War crimes are included in the category of offenses called “international crimes” – offenses that violate the common values of the entire international community, and which are therefore particularly grave. Many countries around the world have already passed laws intended to define such offenses and punish their perpetrators, as required by international law. Israel has not yet enacted a law defining war crimes, although this was one of the specific recommendations of the Turkel Commission, published in February 2013. It recommended the adoption of domestic legislation defining the offenses of war crimes in a manner that conforms with international law. As a result, courts-martial adjudicate soldiers who violate laws of war as if they were “ordinary” offenses.
The accepted view in Israel is that ordinary domestic legislation is adequate for prosecuting defendants for actions that constitute war crimes. There are very few countries that share Israel’s approach. Lacuna surveys international models for legislation that criminalizes war crimes, the existing directives in Israeli law, the military prosecution’s policy, and military court rulings.
Two test cases included in the report (the use of human shields, and abuse of shackled detainees) illustrate how the current legal framework in Israel leads defendants charged with war crimes to be convicted of “ordinary” and even minor offenses.
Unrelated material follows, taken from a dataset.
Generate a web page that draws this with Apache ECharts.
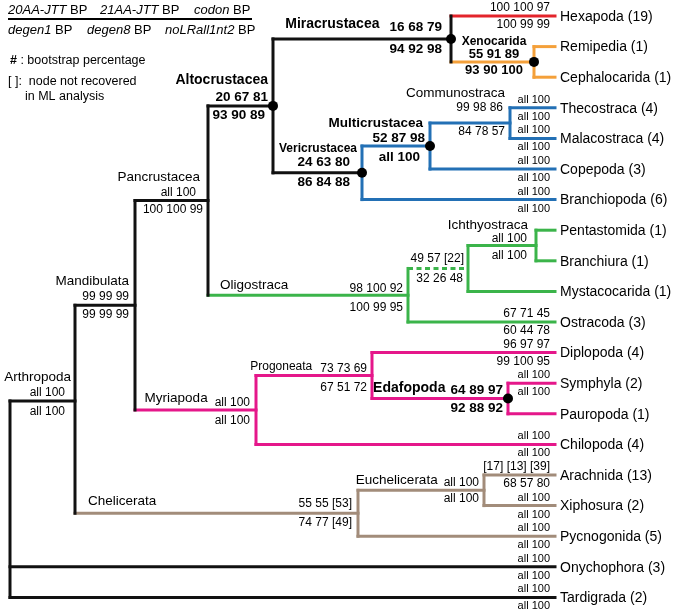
<!DOCTYPE html>
<html><head><meta charset="utf-8">
<script src="https://cdn.jsdelivr.net/npm/echarts@6/dist/echarts.min.js"></script>
<style>html,body{margin:0;padding:0;background:#fff}#c{width:674px;height:612px}</style>
</head><body><div id="c"></div>
<script>
// ---------------- DATA ----------------
const leafNames = ['Hexapoda (19)','Remipedia (1)','Cephalocarida (1)','Thecostraca (4)','Malacostraca (4)','Copepoda (3)','Branchiopoda (6)','Pentastomida (1)','Branchiura (1)','Mystacocarida (1)','Ostracoda (3)','Diplopoda (4)','Symphyla (2)','Pauropoda (1)','Chilopoda (4)','Arachnida (13)','Xiphosura (2)','Pycnogonida (5)','Onychophora (3)','Tardigrada (2)'];
const leafParent = ['Miracrustacea','Xenocarida','Xenocarida','Communostraca','Communostraca','Multicrustacea','Vericrustacea','Ichthyostraca','Ichthyostraca','Node22','Oligostraca','Progoneata','Edafopoda','Edafopoda','Myriapoda','Euchelicerata','Euchelicerata','Chelicerata','Root','Root'];
const leafSupAbove = ['100 100 97','','','all 100','all 100','all 100','all 100','','','','67 71 45','96 97 97','all 100','','all 100','[17] [13] [39]','all 100','all 100','all 100','all 100'];
const leafSupBelow = ['100 99 99','','','all 100','all 100','all 100','all 100','','','','60 44 78','99 100 95','all 100','','all 100','68 57 80','all 100','all 100','all 100','all 100'];
const tipDepth = 555;

const cladeIds = ['Root','Arthropoda','Mandibulata','Pancrustacea','Altocrustacea','Miracrustacea','Xenocarida','Vericrustacea','Multicrustacea','Communostraca','Oligostraca','Node22','Ichthyostraca','Myriapoda','Progoneata','Edafopoda','Chelicerata','Euchelicerata'];
const cladeParent = [null,'Root','Arthropoda','Mandibulata','Pancrustacea','Altocrustacea','Miracrustacea','Altocrustacea','Vericrustacea','Multicrustacea','Pancrustacea','Oligostraca','Node22','Mandibulata','Myriapoda','Progoneata','Arthropoda','Chelicerata'];
const cladeDepth = [10,75,135,208,273,451,534,362,430,510,408,468,536,256,372,508,358,484];
const cladeYOverride = [null,12.58,null,null,null,null,null,null,null,null,null,null,null,null,null,null,null,null];
const cladeLabel = ['','Arthropoda','Mandibulata','Pancrustacea','Altocrustacea','Miracrustacea','Xenocarida','Vericrustacea','Multicrustacea','Communostraca','Oligostraca','','Ichthyostraca','Myriapoda','Progoneata','Edafopoda','Chelicerata','Euchelicerata'];
const cladeSupAbove = ['','all 100','99 99 99','all 100','20 67 81','16 68 79','55 91 89','24 63 80','52 87 98','99 98 86','98 100 92','49 57 [22]','all 100','all 100','73 73 69','64 89 97','55 55 [53]','all 100'];
const cladeSupBelow = ['','all 100','99 99 99','100 100 99','93 90 89','94 92 98','93 90 100','86 84 88','all 100','84 78 57','100 99 95','32 26 48','all 100','all 100','67 51 72','92 88 92','74 77 [49]','all 100'];
const cladeKey = [0,0,0,0,1,1,1,1,1,0,0,0,0,0,0,1,0,0];
const cladeNotRecovered = [0,0,0,0,0,0,0,0,0,0,0,1,0,0,0,0,0,0];

// ---------------- STYLE ----------------
const FONT = 'Liberation Sans, Arial, Helvetica, sans-serif';
const C = {k:'#111111', r:'#e3242b', o:'#f4a03a', b:'#2370b5', g:'#3bb44a', m:'#e5178a', t:'#a28c7a'};
const cladeColor = {Root:'k',Arthropoda:'k',Mandibulata:'k',Pancrustacea:'k',Altocrustacea:'k',Miracrustacea:'k',Xenocarida:'o',Vericrustacea:'b',Multicrustacea:'b',Communostraca:'b',Oligostraca:'g',Node22:'g',Ichthyostraca:'g',Myriapoda:'m',Progoneata:'m',Edafopoda:'m',Chelicerata:'t',Euchelicerata:'t'};
const stemColorOverride = {Vericrustacea:'k'};
const leafColorOverride = {0:'r'};
// label layout: name [mode, dx, dy, size, bold, gap]; supA [dx,dy]; supB [dx,dy]; supSize, supBold
const L = {
  Arthropoda:   {name:['above',4,-24,13.5,0],   a:[10,-8], b:[10,11]},
  Mandibulata:  {name:['above',6,-24,13.5,0],   a:[6,-9],  b:[6,9]},
  Pancrustacea: {name:['above',8,-23,13.5,0],   a:[12,-8], b:[5,9]},
  Altocrustacea:{name:['above',5,-26,14,1],     a:[5,-9],  b:[8,9],  ss:13.5, sb:1},
  Miracrustacea:{name:['inline',0,-15,14,1,10], a:[9,-12], b:[9,10], ss:13.5, sb:1},
  Xenocarida:   {name:['center',40,-20,12,1],   a:[40,-7], b:[40,9], ss:13, sb:1, center:1},
  Vericrustacea:{name:['above',5,-24,12,1],     a:[12,-11],b:[12,9], ss:13.5, sb:1},
  Multicrustacea:{name:['above',7,-23,13.5,1],  a:[5,-8],  b:[10,11], ss:13.5, sb:1},
  Communostraca:{name:['above',5,-30,13.5,0],   a:[7,-15], b:[5,9]},
  Oligostraca:  {name:['start',12,-10,13.5,0],  a:[5,-7],  b:[5,12]},
  Node22:       {name:null,                     a:[4,-10], b:[5,10]},
  Ichthyostraca:{name:['above',8,-20,13.5,0],   a:[9,-7],  b:[9,10]},
  Myriapoda:    {name:['inline',0,-12,13.5,0,7],a:[6,-7],  b:[6,11]},
  Progoneata:   {name:['inline',0,-9,12,0,8],   a:[5,-7],  b:[5,12]},
  Edafopoda:    {name:['inline',0,-10,14,1,5],  a:[5,-8],  b:[5,10], ss:13.5, sb:1},
  Chelicerata:  {name:['start',13,-12,13.5,0],  a:[6,-10], b:[6,9]},
  Euchelicerata:{name:['inline',0,-10,13.5,0,6],a:[5,-8],  b:[5,8]}
};

// ---------------- BUILD ----------------
const mctx = document.createElement('canvas').getContext('2d');
function textW(t, size, bold){ mctx.font = (bold?'bold ':'') + size + 'px ' + FONT; return mctx.measureText(t).width; }

const idx = {}; cladeIds.forEach((id,i)=>idx[id]=i);
const children = cladeIds.map(()=>[]);
cladeParent.forEach((p,i)=>{ if(p) children[idx[p]].push({t:'c',i}); });
leafParent.forEach((p,i)=>children[idx[p]].push({t:'l',i}));
const cy = [];
function yOf(ch){ return ch.t==='l' ? ch.i : nodeY(ch.i); }
function nodeY(i){
  if (cy[i]!==undefined) return cy[i];
  const ys = children[i].map(yOf);
  const y = cladeYOverride[i]!=null ? cladeYOverride[i] : (Math.min(...ys)+Math.max(...ys))/2;
  cy[i]=y; return y;
}
cladeIds.forEach((_,i)=>nodeY(i));
function childRange(i){ const ys=children[i].map(yOf); return [Math.min(...ys), Math.max(...ys)]; }

const segs = [];
// stems of clades
cladeIds.forEach((id,i)=>{
  if(!cladeParent[i]) return;
  const p = idx[cladeParent[i]];
  segs.push({x1:cladeDepth[p], y1:cy[i], x2:cladeDepth[i], y2:cy[i], color:C[stemColorOverride[id]||cladeColor[id]], dash:!!cladeNotRecovered[i]});
});
// leaf stems
leafNames.forEach((n,i)=>{
  const p = idx[leafParent[i]];
  segs.push({x1:cladeDepth[p], y1:i, x2:tipDepth, y2:i, color:C[leafColorOverride[i]||cladeColor[leafParent[i]]], dash:false});
});
// verticals
cladeIds.forEach((id,i)=>{
  const r = childRange(i);
  segs.push({x1:cladeDepth[i], y1:r[0], x2:cladeDepth[i], y2:r[1], color:C[cladeColor[id]], dash:false});
});

const dots = [];
cladeIds.forEach((id,i)=>{ if(cladeKey[i]) dots.push([cladeDepth[i], cy[i]]); });

const texts = [];
function addT(x,y,dx,dy,text,size,bold,align){ if(text) texts.push({x,y,dx,dy,text,size,bold,align}); }
// leaf labels
leafNames.forEach((n,i)=>{
  addT(tipDepth,i,5,1,n,14,0,'left');
  const sa = leafSupAbove[i], sb = leafSupBelow[i];
  addT(tipDepth,i,-5,-8,sa, sa.startsWith('all')?11:12,0,'right');
  addT(tipDepth,i,-5,9,sb, sb.startsWith('all')?11:12,0,'right');
});
// clade labels
cladeIds.forEach((id,i)=>{
  const l = L[id]; if(!l) return;
  const x = cladeDepth[i], y = cy[i];
  const ss = l.ss||12, sbold = l.sb||0;
  const al = l.center ? 'center' : 'right';
  addT(x,y,-l.a[0],l.a[1],cladeSupAbove[i],ss,sbold,al);
  addT(x,y,-l.b[0],l.b[1],cladeSupBelow[i],ss,sbold,al);
  if(l.name){
    const [mode,dx,dy,size,bold,gap] = l.name;
    if(mode==='above') addT(x,y,-dx,dy,cladeLabel[i],size,bold,'right');
    else if(mode==='center') addT(x,y,-dx,dy,cladeLabel[i],size,bold,'center');
    else if(mode==='inline'){
      const w = textW(cladeSupAbove[i], ss, sbold);
      addT(x,y,-(l.a[0]+w+gap),dy,cladeLabel[i],size,bold,'right');
    } else if(mode==='start'){
      addT(cladeDepth[idx[cladeParent[i]]],y,dx,dy,cladeLabel[i],size,bold,'left');
    }
  }
});

// ---------------- CHART ----------------
const chart = echarts.init(document.getElementById('c'), null, {renderer:'canvas', width:674, height:612});
const legendItems = [
  {x:8, y:10, t:'{i|20AA-JTT} BP'}, {x:100, y:10, t:'{i|21AA-JTT} BP'}, {x:194, y:10, t:'{i|codon} BP'},
  {x:8, y:30, t:'{i|degen1} BP'}, {x:87, y:30, t:'{i|degen8} BP'}, {x:165, y:30, t:'{i|noLRall1nt2} BP'}
];
const graphics = legendItems.map(o=>({type:'text', x:o.x, y:o.y, style:{text:o.t, fill:'#000', fontSize:13, fontFamily:FONT, verticalAlign:'middle', rich:{i:{fontStyle:'italic', fontSize:13, fontFamily:FONT}}}}));
graphics.push({type:'line', shape:{x1:8,y1:19,x2:252,y2:19}, style:{stroke:'#000', lineWidth:2}});
graphics.push({type:'text', x:10, y:61, style:{text:'{b|#} : bootstrap percentage', fill:'#000', fontSize:12.5, fontFamily:FONT, verticalAlign:'middle', rich:{b:{fontWeight:'bold', fontSize:12.5, fontFamily:FONT}}}});
graphics.push({type:'text', x:8, y:82, style:{text:'[ ]:  node not recovered', fill:'#000', fontSize:12.5, fontFamily:FONT, verticalAlign:'middle'}});
graphics.push({type:'text', x:25, y:97, style:{text:'in ML analysis', fill:'#000', fontSize:12.5, fontFamily:FONT, verticalAlign:'middle'}});

chart.setOption({
  animation:false,
  backgroundColor:'#fff',
  grid:{left:0,right:0,top:0,bottom:0},
  xAxis:{type:'value', min:0, max:674, show:false},
  yAxis:{type:'value', min:-0.523, max:19.477, inverse:true, show:false},
  graphic: graphics,
  series:[
    {type:'custom', clip:false, encode:{x:[0,2], y:[1,3]}, data: segs.map(s=>[s.x1,s.y1,s.x2,s.y2]),
      renderItem:(params, api)=>{
        const s = segs[params.dataIndex];
        const a = api.coord([api.value(0), api.value(1)]);
        const b = api.coord([api.value(2), api.value(3)]);
        return {type:'line', shape:{x1:a[0],y1:a[1],x2:b[0],y2:b[1]},
          style:{stroke:s.color, lineWidth:3, lineCap:s.dash?'butt':'square', lineDash:s.dash?[5,3.5]:null, fill:null}};
      }},
    {type:'custom', clip:false, encode:{x:0, y:1}, data: dots,
      renderItem:(params, api)=>{
        const p = api.coord([api.value(0), api.value(1)]);
        return {type:'circle', shape:{cx:p[0], cy:p[1], r:5}, style:{fill:'#000'}};
      }},
    {type:'custom', clip:false, encode:{x:0, y:1}, data: texts.map(t=>[t.x,t.y]),
      renderItem:(params, api)=>{
        const t = texts[params.dataIndex];
        const p = api.coord([api.value(0), api.value(1)]);
        return {type:'text', x:p[0]+t.dx, y:p[1]+t.dy,
          style:{text:t.text, fill:'#000', fontSize:t.size, fontWeight:t.bold?'bold':'normal', fontFamily:FONT, align:t.align, verticalAlign:'middle'}};
      }}
  ]
});
</script></body></html>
These convictions fail to take into account the unique gravity of the offenses committed by combatants against a civilian population in the context of an armed conflict. The report also shows that, in most cases, those convicted receive lenient sentences, and in many cases the period of criminal record is substantially reduced.
Yesh Din’s position is that in light of the courts-martials’ practices and due to the absence of material offenses in local law, Israel must enact legislation defining a category for unique offenses as war crimes in criminal law.